According to the recent trend, a radio communication system has an increased service frequency band, and cells having decreased radiuses for high speed data communications and increased telephone traffic. This may cause many problems when applying the existing centralized cellular radio network method as it is. More concretely, a configuration of a radio link has a degraded flexibility due to a fixed location of a base station. This may cause a difficulty in providing efficient communication services in a radio environment where traffic distributions or requested telephone traffic are severely changed.
In order to solve these problems, the next generation radio communication system referred to as LTE-Advanced (Long Term Evolution Advanced) system or E-UTRA (Evolved Universal Terrestrial Radio Access) considers a Multi-Hop relay system. This multi-hop relay system has the following advantages. Firstly, a cell service area may be increased by covering partial shadow areas occurring inside a cell area, and a system capacity may be increased. Furthermore, an initial situation requiring less service is implemented by using a relay. This may reduce the initial installation costs.
In the relay system, a communication channel between a base station and a terminal may be implemented through a direct connection therebetween, or may be implemented in the form of a relay node (RN). Here, the communication channel formed between the base station and the RN is called ‘backhaul’ link. An in-band backhaul method indicates a method for dynamically sharing frequency resources between a backhaul communication and a terminal communication, and an out-band backhaul method indicates a method for separately using frequency resources between a backhaul communication and a terminal communication.

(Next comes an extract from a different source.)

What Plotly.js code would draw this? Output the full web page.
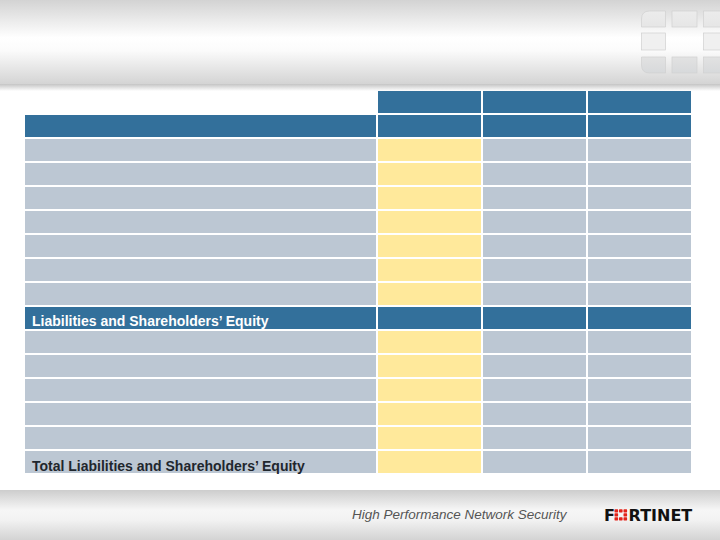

Especially, the in-band backhaul method is preferred since additional frequency resources need not be allocated to a backhaul communication. However, the in-band backhaul method has the following problems. When a relay node transmits data to a terminal and at the same time receives data from a base station, reception interference may occur due to transmission in the same frequency band. Furthermore, in order for the relay node to support transmission and reception at the same time, required is an operation of high complexity to increase installation costs. In case of a transmission from a terminal to a relay node, similar problems occur. In the next-generation wireless communication system, it is important to maintain backward compatibility with the conventional system at a maximum level. Therefore, in the in-band backhaul method, reception interference has to be minimized, and state changes in the conventional system or the conventional terminal have to be minimized.